Simplification of devolatilization models for thermally-thick particles: Differences between wood logs and pellets

• Detailed particle model clarified the importance of several physical phenomena.
• Major difference between wood logs and pellets was isotropy of particles.
• Wood logs and pellets required different simplification strategies.
• Analytical solution of the shrinking core model and sub-models were proposed.
• The model with proposed simplification strategies agreed well with experimental data.

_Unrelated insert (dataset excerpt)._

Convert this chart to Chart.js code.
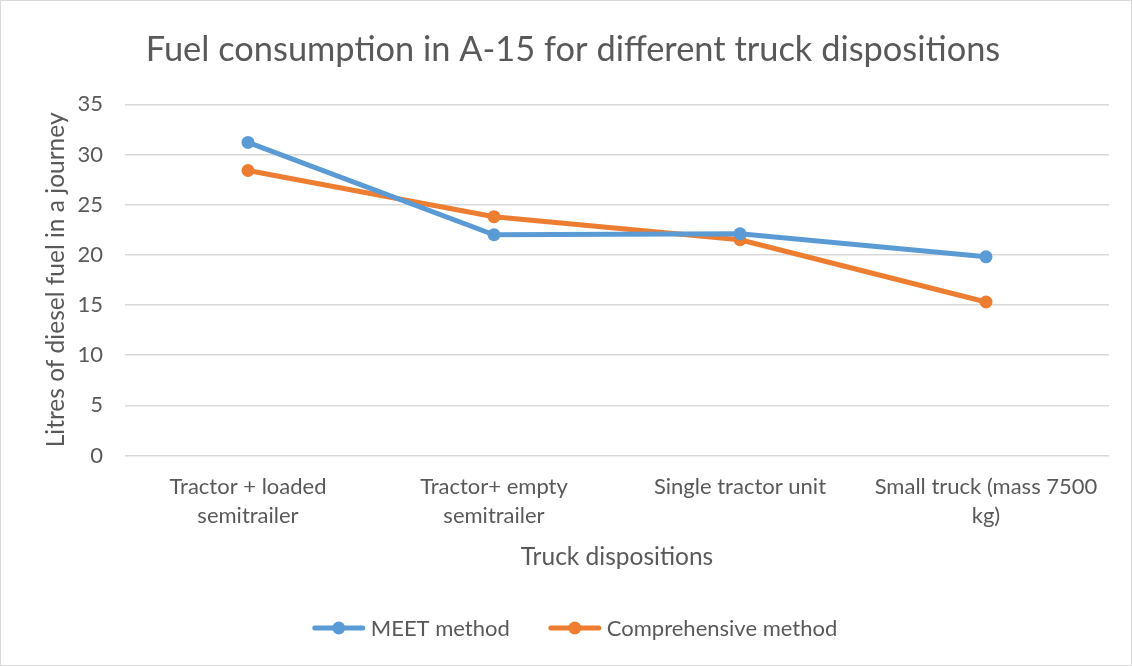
<!DOCTYPE html>
<html>
<head>
<meta charset="utf-8">
<script src="https://cdn.jsdelivr.net/npm/chart.js@4"></script>
<style>
  html, body { margin: 0; padding: 0; background: #fff; }
  #wrap { width: 1130px; height: 664px; border: 1px solid #d9d9d9; }
</style>
</head>
<body>
<div id="wrap"><canvas id="myChart"></canvas></div>
<script>
const blueColor = '#5b9bd5'
const orangeColor = '#ed7d31'
const textColor = '#595959'
const gridColor = '#d9d9d9'
const fontFamily = 'Lato, "Open Sans", sans-serif'

// category labels, split into lines as in the reference
const categories = [
  ['Tractor + loaded', 'semitrailer'],
  ['Tractor+ empty', 'semitrailer'],
  'Single tractor unit',
  ['Small truck (mass 7500', 'kg)']
]
const meetValues = [31.2, 22.0, 22.1, 19.8]
const comprehensiveValues = [28.4, 23.8, 21.5, 15.3]
const yTicks = [0, 5, 10, 15, 20, 25, 30, 35]

// Excel style legend: a line with a dot, then the label
const excelLegend = {
  id: 'excelLegend',
  afterDraw: function(chart) {
    var c = chart.ctx
    var markerW = 52
    var textGap = 6
    var itemGap = 39
    c.save()
    c.font = '22px ' + fontFamily
    var items = chart.data.datasets.map(function(ds) {
      return { ds: ds, w: markerW + textGap + c.measureText(ds.label).width }
    })
    var total = items.reduce(function(s, it) { return s + it.w }, 0) + itemGap * (items.length - 1)
    var x = 574 - total / 2
    var y = 627
    items.forEach(function(it) {
      c.strokeStyle = it.ds.borderColor
      c.lineWidth = 5
      c.lineCap = 'round'
      c.beginPath()
      c.moveTo(x + 2, y)
      c.lineTo(x + markerW - 2, y)
      c.stroke()
      c.fillStyle = it.ds.borderColor
      c.beginPath()
      c.arc(x + markerW / 2, y, 6.5, 0, Math.PI * 2)
      c.fill()
      c.fillStyle = textColor
      c.textBaseline = 'middle'
      c.textAlign = 'left'
      c.fillText(it.ds.label, x + markerW + textGap, y + 1)
      x += it.w + itemGap
    })
    c.restore()
  }
}

var ctx = document.getElementById('myChart')
ctx.width = 1130
ctx.height = 664

var data = {
  labels: categories,
  datasets: [
    {
      label: 'MEET method',
      data: meetValues,
      borderColor: blueColor,
      backgroundColor: blueColor,
      borderWidth: 5,
      pointRadius: 6.5,
      pointHoverRadius: 6.5,
      pointBorderWidth: 0,
      fill: false,
      tension: 0
    },
    {
      label: 'Comprehensive method',
      data: comprehensiveValues,
      borderColor: orangeColor,
      backgroundColor: orangeColor,
      borderWidth: 5,
      pointRadius: 6.5,
      pointHoverRadius: 6.5,
      pointBorderWidth: 0,
      fill: false,
      tension: 0
    }
  ]
}

var lineChart = new Chart(ctx, {
  type: 'line',
  data: data,
  plugins: [excelLegend],
  options: {
    responsive: false,
    animation: false,
    maintainAspectRatio: false,
    layout: { padding: { left: 36, right: 22, top: 10, bottom: 10 } },
    plugins: {
      title: {
        display: true,
        text: 'Fuel consumption in A-15 for different truck dispositions',
        color: textColor,
        font: { family: fontFamily, size: 34.4, weight: 'normal' },
        padding: { top: 18, bottom: 34 }
      },
      legend: { display: false },
      tooltip: { enabled: false }
    },
    scales: {
      x: {
        offset: true,
        grid: { display: false },
        border: { display: false },
        ticks: {
          color: textColor,
          font: { family: fontFamily, size: 22, lineHeight: 1.32 },
          maxRotation: 0,
          autoSkip: false,
          padding: 9
        },
        title: {
          display: true,
          text: 'Truck dispositions',
          color: textColor,
          font: { family: fontFamily, size: 24.5 },
          padding: { top: 3, bottom: 83 }
        }
      },
      y: {
        min: 0,
        max: 35,
        afterBuildTicks: function(axis) {
          axis.ticks = yTicks.map(function(v) { return { value: v } })
        },
        afterFit: function(axis) {
          axis.width = 88
        },
        grid: { color: gridColor, lineWidth: 1.5, drawTicks: false },
        border: { display: false },
        ticks: {
          color: textColor,
          font: { family: fontFamily, size: 22 },
          padding: 22
        },
        title: {
          display: true,
          text: 'Litres of diesel fuel in a journey',
          color: textColor,
          font: { family: fontFamily, size: 24.5 },
          padding: { top: 4, bottom: 0 }
        }
      }
    }
  }
})
</script>
</body>
</html>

Many phenomena affects devolatilization of relatively large wood particles, e.g. wood pellets and logs, including mass and heat transfer, chemical reactions and physical transformation such as shrinkage. Many studies investigated the importance of these phenomena through detailed mathematical models at particle scale, but the models need to be simplified at a certain degree to be implemented into large-scale simulation for gasifiers and boilers. This paper first presents how each physical and chemical parameter should be modelled for wood logs (low density and anisotropic) and wood pellets (high density and isotropic) through parametric studies with a detailed particle simulation. They required different sub-models for effective thermal conductivity and heat of reactions due to the difference in isotropy of particles between pellets and logs. Then, we demonstrated that a constitutive equation, i.e. analytical solution of the shrinking core model, is sufficient to express devolatilization rate of thermally-thick particles at the temperature of 1173 K with proper sub-models of physical and chemical parameters. The constitutive equation agreed better with experimental data of wood log than wood pellets, mainly because of the error caused during the consideration of the effect of convective cooling of char layer on thermal conductivity. Both detailed and simplified particle models were validated with the experimental data in an isothermal macro thermogravimeter allowing devolatilization of large particles.